Develops concentration and creativity. It fights digital fatigue and enables better memorisation of information. Writing with pen and paper, in a largely digitised world, is not just a fad of the past, but an exercise in manual dexterity and patience to focus thought, too often distracted by the bombardment of moving images. And also a way to distinguish oneself: a handwritten note is so rare that it definitely sticks in the memory more than a hasty message on WhatsApp.
It is no coincidence, perhaps, that one of the earliest examples of writing in the Italian vernacular, that Veronese riddle of our scholastic reminiscences ("se pareba boves, alba pratalia araba..."), dated between the 8th and 9th centuries, celebrates precisely the act of writing, comparing it to a pair of oxen ploughing the white field of the sheet, where the black seed of ink will be sown.
A project for the preservation of handwriting has just been submitted to Unesco. A public collection of signatures has begun with the aim of nominating cursive handwriting as an intangible heritage of humanity. The Promoting Committee of the initiative is formed by, among others, the Graphological Institute Moretti of Urbino, the Italian Graphologist Association and Ossmed, the Language Mediation Observatory.
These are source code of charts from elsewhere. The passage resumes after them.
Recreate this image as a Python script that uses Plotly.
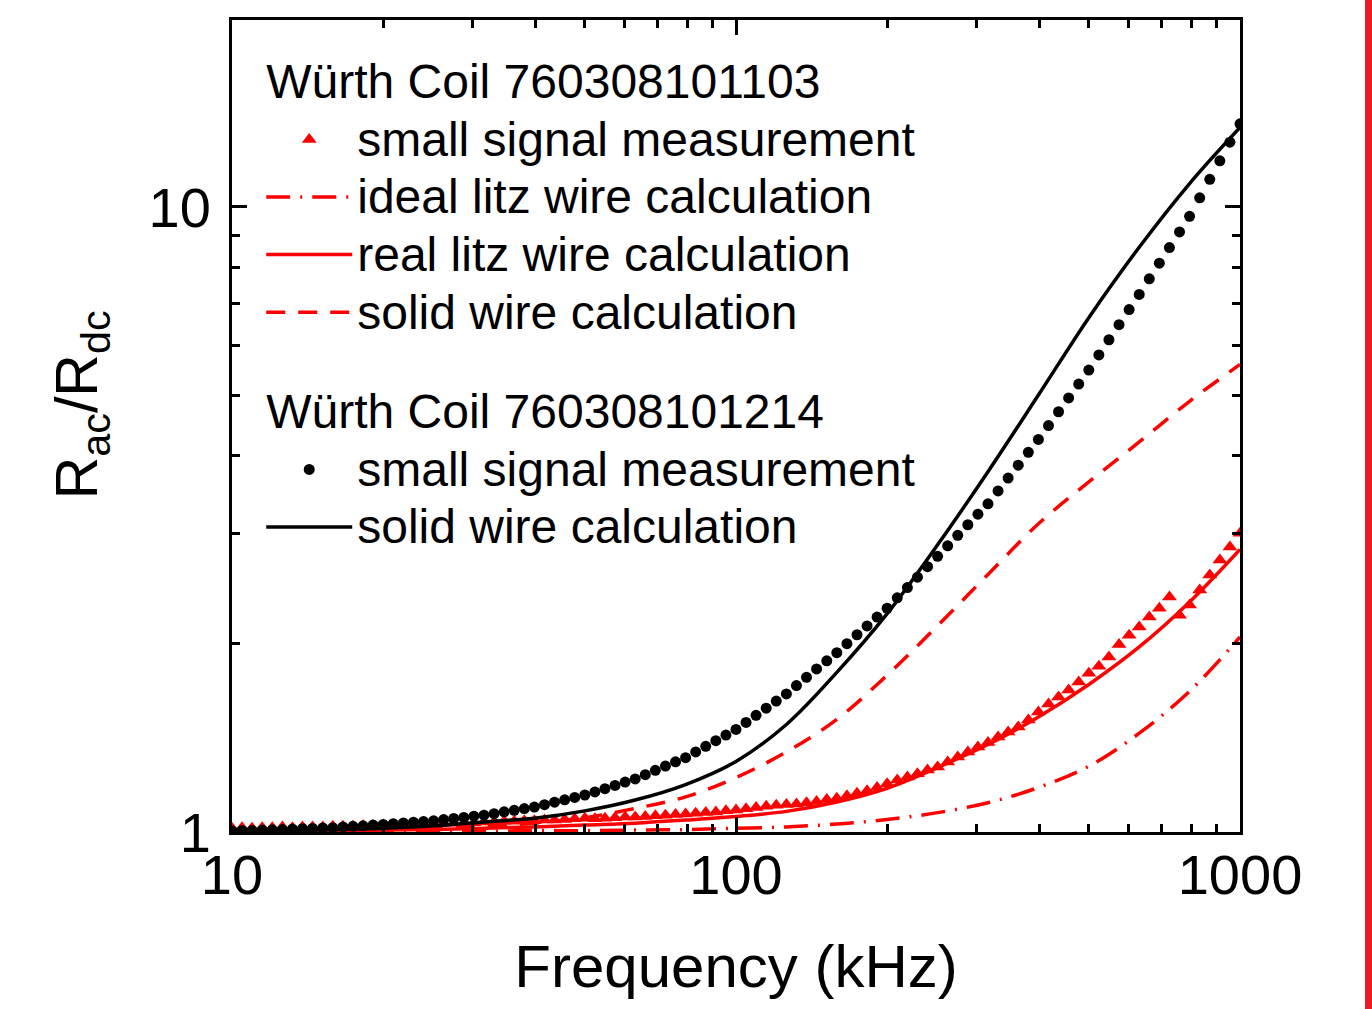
import plotly.graph_objects as go

# ---------------- data ----------------
# measurement sweep frequencies in kHz (shared by both small-signal measurements)
freq_meas_khz = [
    10.0, 10.47, 10.96, 11.48, 12.02, 12.59, 13.18, 13.80, 14.45, 15.14,
    15.85, 16.60, 17.38, 18.20, 19.05, 19.95, 20.89, 21.88, 22.91, 23.99,
    25.12, 26.30, 27.54, 28.84, 30.20, 31.62, 33.11, 34.67, 36.31, 38.02,
    39.81, 41.69, 43.65, 45.71, 47.86, 50.12, 52.48, 54.95, 57.54, 60.26,
    63.10, 66.07, 69.18, 72.44, 75.86, 79.43, 83.18, 87.10, 91.20, 95.50,
    100.0, 104.7, 109.6, 114.8, 120.2, 125.9, 131.8, 138.0, 144.5, 151.4,
    158.5, 166.0, 173.8, 182.0, 190.5, 199.5, 208.9, 218.8, 229.1, 239.9,
    251.2, 263.0, 275.4, 288.4, 302.0, 316.2, 331.1, 346.7, 363.1, 380.2,
    398.1, 416.9, 436.5, 457.1, 478.6, 501.2, 524.8, 549.5, 575.4, 602.6,
    631.0, 660.7, 691.8, 724.4, 758.6, 794.3, 831.8, 871.0, 912.0, 955.0,
    1000.0,
]

# Würth Coil 760308101103 - small signal measurement (Rac/Rdc)
coil103_meas = [
    1.014, 1.016, 1.014, 1.016, 1.016, 1.019, 1.016, 1.019, 1.019, 1.019,
    1.021, 1.021, 1.021, 1.023, 1.023, 1.026, 1.026, 1.028, 1.028, 1.030,
    1.030, 1.033, 1.033, 1.035, 1.035, 1.038, 1.038, 1.040, 1.040, 1.042,
    1.042, 1.045, 1.045, 1.047, 1.050, 1.052, 1.050, 1.052, 1.054, 1.057,
    1.057, 1.059, 1.062, 1.064, 1.067, 1.069, 1.072, 1.074, 1.076, 1.081,
    1.084, 1.089, 1.094, 1.099, 1.104, 1.107, 1.109, 1.114, 1.119, 1.127,
    1.132, 1.143, 1.153, 1.164, 1.178, 1.194, 1.211, 1.225, 1.239, 1.256,
    1.271, 1.294, 1.318, 1.343, 1.368, 1.390, 1.419, 1.445, 1.472, 1.510,
    1.556, 1.603, 1.644, 1.687, 1.738, 1.795, 1.841, 1.905, 1.995, 2.065,
    2.128, 2.208, 2.280, 2.377, 2.223, 2.307, 2.438, 2.576, 2.723, 2.858,
    3.006,
]

# Würth Coil 760308101214 - small signal measurement (Rac/Rdc)
coil214_meas = [
    1.005, 1.006, 1.006, 1.007, 1.008, 1.009, 1.011, 1.012, 1.013, 1.015,
    1.016, 1.019, 1.021, 1.023, 1.026, 1.028, 1.031, 1.034, 1.037, 1.039,
    1.042, 1.047, 1.051, 1.055, 1.060, 1.064, 1.070, 1.077, 1.083, 1.090,
    1.096, 1.106, 1.116, 1.126, 1.136, 1.146, 1.159, 1.173, 1.187, 1.202,
    1.216, 1.235, 1.255, 1.275, 1.295, 1.315, 1.343, 1.371, 1.400, 1.429,
    1.459, 1.497, 1.537, 1.578, 1.620, 1.663, 1.715, 1.768, 1.823, 1.879,
    1.936, 2.001, 2.068, 2.136, 2.207, 2.280, 2.369, 2.461, 2.557, 2.657,
    2.761, 2.870, 2.983, 3.101, 3.224, 3.350, 3.513, 3.683, 3.862, 4.049,
    4.246, 4.468, 4.702, 4.948, 5.207, 5.483, 5.797, 6.130, 6.481, 6.852,
    7.244, 7.674, 8.128, 8.610, 9.120, 9.661, 10.34, 11.07, 11.85, 12.69,
    13.58,
]

# calculation frequencies in kHz
freq_calc_khz = [10.0, 12.59, 15.85, 19.95, 25.12, 31.62, 39.81, 50.12, 63.10, 79.43,
                 100.0, 125.9, 158.5, 199.5, 251.2, 316.2, 398.1, 501.2, 631.0, 794.3, 1000.0]

coil103_ideal_litz = [1.000, 1.000, 1.000, 1.002, 1.002, 1.002, 1.005, 1.005, 1.007, 1.009,
                      1.014, 1.019, 1.030, 1.047, 1.074, 1.114, 1.178, 1.274, 1.439, 1.679, 2.051]
coil103_real_litz = [1.000, 1.002, 1.005, 1.007, 1.009, 1.014, 1.019, 1.026, 1.033, 1.045,
                     1.059, 1.079, 1.117, 1.175, 1.268, 1.380, 1.528, 1.722, 1.977, 2.333, 2.831]
coil103_solid = [1.000, 1.002, 1.005, 1.009, 1.014, 1.021, 1.033, 1.054, 1.091, 1.138,
                 1.222, 1.343, 1.514, 1.782, 2.138, 2.582, 3.112, 3.631, 4.207, 4.887, 5.598]
coil214_solid = [1.000, 1.005, 1.009, 1.014, 1.023, 1.038, 1.052, 1.081, 1.125, 1.191,
                 1.297, 1.486, 1.800, 2.235, 2.880, 3.770, 5.000, 6.650, 8.620, 10.90, 13.40]

x_major = [10, 100, 1000]
x_major_text = ["10", "100", "1000"]
x_minor = [20, 30, 40, 50, 60, 70, 80, 90, 200, 300, 400, 500, 600, 700, 800, 900]
y_major = [1, 10]
y_major_text = ["1", "10"]
y_minor = [2, 3, 4, 5, 6, 7, 8, 9]

group1_title = "Würth Coil 760308101103"
group2_title = "Würth Coil 760308101214"
label_meas = "small signal measurement"
label_ideal = "ideal litz wire calculation"
label_real = "real litz wire calculation"
label_solid = "solid wire calculation"
y_title = "R<sub>ac</sub>/R<sub>dc</sub>"
x_title = "Frequency (kHz)"

# ---------------- figure ----------------
FONT = "Liberation Sans, Arial, Helvetica, sans-serif"
RED = "#ff0000"
BLACK = "#000000"
LEG_ROW = 42      # controls legend row spacing
LEG_TXT = 48      # visible legend glyph size


def big(t):
    return '<span style="font-size:%dpx">%s</span>' % (LEG_TXT, t)


fig = go.Figure()

fig.add_trace(go.Scatter(
    x=freq_meas_khz, y=coil103_meas, mode="markers", name=big(label_meas),
    marker=dict(symbol="triangle-up", size=13, color=RED, line=dict(width=0)),
    legendgroup="c103",
    legendgrouptitle=dict(text=big(group1_title), font=dict(size=LEG_ROW, color=BLACK, family=FONT)),
))
fig.add_trace(go.Scatter(
    x=freq_calc_khz, y=coil103_ideal_litz, mode="lines", name=big(label_ideal),
    line=dict(color=RED, width=3.5, dash="24px,10px,2px,10px", shape="spline"),
    legendgroup="c103",
))
fig.add_trace(go.Scatter(
    x=freq_calc_khz, y=coil103_real_litz, mode="lines", name=big(label_real),
    line=dict(color=RED, width=3.5, shape="spline"),
    legendgroup="c103",
))
fig.add_trace(go.Scatter(
    x=freq_calc_khz, y=coil103_solid, mode="lines", name=big(label_solid),
    line=dict(color=RED, width=3.5, dash="19px,13px", shape="spline"),
    legendgroup="c103",
))
fig.add_trace(go.Scatter(
    x=freq_meas_khz, y=coil214_meas, mode="markers", name=big(label_meas),
    marker=dict(symbol="circle", size=11, color=BLACK, line=dict(width=0)),
    legendgroup="c214",
    legendgrouptitle=dict(text=big(group2_title), font=dict(size=LEG_ROW, color=BLACK, family=FONT)),
))
fig.add_trace(go.Scatter(
    x=freq_calc_khz, y=coil214_solid, mode="lines", name=big(label_solid),
    line=dict(color=BLACK, width=3.5, shape="spline"),
    legendgroup="c214",
))

axis_common = dict(
    type="log", showgrid=False, zeroline=False,
    ticks="inside", ticklen=15, tickwidth=2.5, tickcolor=BLACK,
    showline=True, linewidth=3, linecolor=BLACK, mirror="ticks",
    tickfont=dict(size=56, color=BLACK, family=FONT),
)

fig.update_layout(
    width=1372, height=1009,
    margin=dict(l=232, r=132, t=20, b=177),
    paper_bgcolor="white", plot_bgcolor="white",
    font=dict(family=FONT, color=BLACK),
    showlegend=True,
    legend=dict(
        x=0.029, y=0.9655, xanchor="left", yanchor="top",
        bgcolor="rgba(0,0,0,0)", borderwidth=0,
        font=dict(size=LEG_ROW, color=BLACK, family=FONT),
        traceorder="grouped", tracegroupgap=42, itemwidth=86,
    ),
    xaxis=dict(
        **axis_common, range=[1, 3],
        tickmode="array", tickvals=x_major, ticktext=x_major_text,
        ticklabelstandoff=-8,
        minor=dict(ticks="inside", ticklen=8, tickwidth=2.5, tickcolor=BLACK,
                   tickmode="array", tickvals=x_minor, showgrid=False),
        title=dict(text=x_title, font=dict(size=60, color=BLACK, family=FONT), standoff=40),
    ),
    yaxis=dict(
        **axis_common, range=[0, 1.299],
        tickmode="array", tickvals=y_major, ticktext=y_major_text,
        ticklabelstandoff=7,
        minor=dict(ticks="inside", ticklen=8, tickwidth=2.5, tickcolor=BLACK,
                   tickmode="array", tickvals=y_minor, showgrid=False),
    ),
    annotations=[dict(
        text=y_title, textangle=-90, xref="paper", yref="paper",
        x=-0.149, y=0.5265, xanchor="center", yanchor="middle", showarrow=False,
        font=dict(size=59, color=BLACK, family=FONT),
    )],
    shapes=[dict(type="rect", xref="paper", yref="paper",
                 x0=1.124, x1=1.131, y0=-0.22, y1=1.03,
                 fillcolor="#ed1c24", line=dict(width=0), layer="above")],
)

fig.write_html("out.html", config={"displayModeBar": False},
               post_script="document.body.style.margin='0px';")
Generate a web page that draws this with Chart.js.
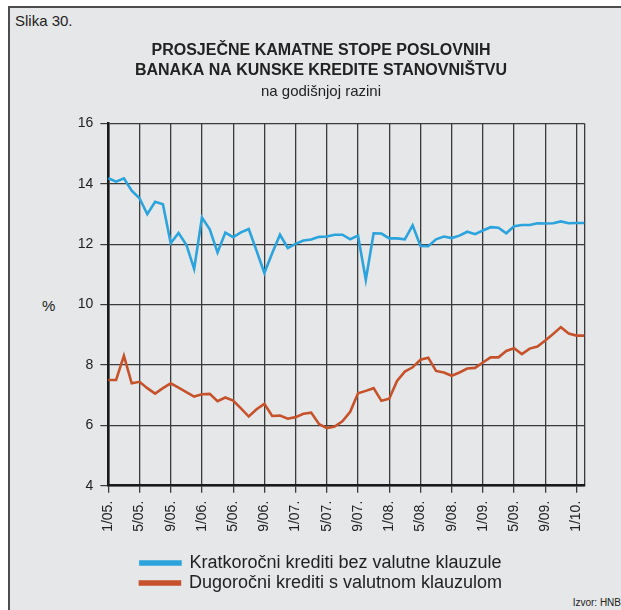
<!DOCTYPE html>
<html lang="hr">
<head>
    <meta charset="UTF-8">
    <title>Slika 30.</title>
    <script src="https://cdn.jsdelivr.net/npm/chart.js"></script>
    <style>
        body { margin: 0; background: #fff; font-family: "Liberation Sans", Arial, sans-serif; }
        #okvir { position: absolute; left: 8px; top: 6px; width: 640px; height: 640px;
                 background: #e6e7e9; border-left: 2px solid #4d4d4d; border-top: 2px solid #4d4d4d; }
        #wrap { position: absolute; left: 0; top: 0; width: 621px; height: 610px; overflow: hidden; }
        .txt { position: absolute; color: #222; white-space: nowrap; }
    </style>
</head>
<body>
<div id="wrap">
    <div id="okvir"></div>
    <div class="txt" style="left:15px; top:12px; font-size:15px;">Slika 30.</div>
    <div class="txt" style="left:42px; top:297px; font-size:15px;">%</div>
    <div class="txt" style="right:0; top:597px; font-size:10px;">Izvor: HNB</div>
    <canvas id="graf" width="621" height="610" style="position:absolute; left:0; top:0;"></canvas>
</div>
<script>
    // mjeseci od 1/05. do 2/10.
    var mjeseci = [];
    for (var g = 5; g <= 10; g++) {
        for (var m = 1; m <= 12; m++) {
            if (g === 10 && m > 2) break;
            mjeseci.push(m + '/' + (g < 10 ? '0' + g : g) + '.');
        }
    }

    var kratkorocni = [14.18, 14.07, 14.18, 13.77, 13.52, 12.99, 13.40, 13.32, 12.03, 12.37,
        11.98, 11.18, 12.88, 12.49, 11.72, 12.38, 12.23, 12.39, 12.50, 11.78,
        11.04, 11.70, 12.31, 11.87, 12.01, 12.12, 12.15, 12.24, 12.25, 12.31,
        12.31, 12.16, 12.28, 10.82, 12.36, 12.35, 12.19, 12.19, 12.16, 12.62,
        11.94, 11.93, 12.16, 12.25, 12.20, 12.28, 12.41, 12.33, 12.45, 12.56,
        12.54, 12.36, 12.59, 12.63, 12.63, 12.69, 12.68, 12.69, 12.75, 12.69, 12.70, 12.70];

    var dugorocni = [7.50, 7.50, 8.30, 7.39, 7.44, 7.23, 7.05, 7.23, 7.39, 7.25,
        7.10, 6.95, 7.03, 7.04, 6.80, 6.92, 6.82, 6.56, 6.29, 6.53,
        6.71, 6.31, 6.32, 6.22, 6.27, 6.38, 6.42, 6.04, 5.91, 5.96,
        6.13, 6.45, 7.06, 7.14, 7.23, 6.81, 6.88, 7.47, 7.78, 7.92,
        8.17, 8.24, 7.80, 7.75, 7.64, 7.75, 7.88, 7.90, 8.08, 8.25,
        8.25, 8.46, 8.55, 8.36, 8.54, 8.61, 8.81, 9.02, 9.25, 9.04, 8.97, 8.97];

    var naslov = ['PROSJEČNE KAMATNE STOPE POSLOVNIH', 'BANAKA NA KUNSKE KREDITE STANOVNIŠTVU'];
    var podnaslov = 'na godišnjoj razini';
    var nazivi = ['Kratkoročni krediti bez valutne klauzule', 'Dugoročni krediti s valutnom klauzulom'];

    var font = '"Liberation Sans", Arial, sans-serif';
    var zadnji = mjeseci.length - 1;

    var config = {
        type: 'line',
        data: {
            labels: mjeseci,
            datasets: [{
                label: nazivi[0],
                data: kratkorocni,
                borderColor: '#2ba3dc',
                backgroundColor: '#2ba3dc',
                borderWidth: 2.6,
                pointRadius: 0,
                tension: 0
            }, {
                label: nazivi[1],
                data: dugorocni,
                borderColor: '#c6522b',
                backgroundColor: '#c6522b',
                borderWidth: 2.6,
                pointRadius: 0,
                tension: 0
            }]
        },
        options: {
            responsive: false,
            animation: false,
            layout: { padding: { left: 57.7, right: 36.7, top: 0, bottom: 8 } },
            plugins: {
                title: {
                    display: true,
                    text: naslov,
                    color: '#222',
                    font: { family: font, size: 16, weight: 'bold', lineHeight: 1.2 },
                    padding: { top: 41.4, bottom: 3.2 }
                },
                subtitle: {
                    display: true,
                    text: podnaslov,
                    color: '#222',
                    font: { family: font, size: 15, lineHeight: 1.2 },
                    padding: { top: 0, bottom: 22.3 }
                },
                legend: {
                    position: 'bottom',
                    maxWidth: 440,
                    labels: {
                        color: '#222',
                        font: { family: font, size: 18 },
                        boxWidth: 40,
                        boxHeight: 3,
                        padding: 2
                    }
                },
                tooltip: { enabled: false }
            },
            scales: {
                x: {
                    afterFit: function (s) { s.height = 66.3; },
                    ticks: {
                        autoSkip: false,
                        minRotation: 90,
                        maxRotation: 90,
                        padding: 8,
                        color: '#222',
                        font: { family: font, size: 14 },
                        callback: function (v, i) { return i % 4 === 0 ? mjeseci[i] : ''; }
                    },
                    grid: {
                        color: function (c) { return (c.index % 4 === 0 || c.index === zadnji) ? '#3a3a3a' : 'rgba(0,0,0,0)'; },
                        tickColor: function (c) { return c.index % 4 === 0 ? '#3a3a3a' : 'rgba(0,0,0,0)'; },
                        lineWidth: 1.3,
                        tickLength: 7
                    },
                    border: { color: '#1a1a1a', width: 2.5 }
                },
                y: {
                    min: 4,
                    max: 16,
                    afterFit: function (s) { s.width = 50.6; },
                    ticks: {
                        stepSize: 2,
                        padding: 7,
                        color: '#222',
                        font: { family: font, size: 14 }
                    },
                    grid: { color: '#3a3a3a', lineWidth: 1.2, tickLength: 8 },
                    border: { color: '#1a1a1a', width: 2.5 }
                }
            }
        }
    };

    var graf = new Chart(document.getElementById('graf'), config);
</script>
</body>
</html>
The debate on the need to teach cursive again in primary school is alive in the world and in Italy, where the third edition of the Manu Scribere festival, promoted by the Italian Graphological Association, was held in Bologna at the end of September. In California, the return to cursive writing for the approximately 2.6 million students between the ages of six and twelve, digital natives, has recently become law, while a recent study by a group of neuroscientists at the Norwegian University of Science and Technology has shown how handwriting expands and intensifies brain connections and aids memorisation. One of the most precious pens in Pineider's Masterpiece Collection is called, not surprisingly, Psycho, to evoke the complexity of the human psyche. In silver with a gold nib, it has an intricate labyrinthine and semi-transparent weave design.
A fashion, that of the return to the pen? Also, exploded in counterpoint on digital platforms. TikTok saw a 63 per cent increase in 2024 for the hashtag #calligraphy, and writing influencers such as Vietnamese Nhuan Dao and Peruvian Paola Gallegos have between 2 and 9 million followers.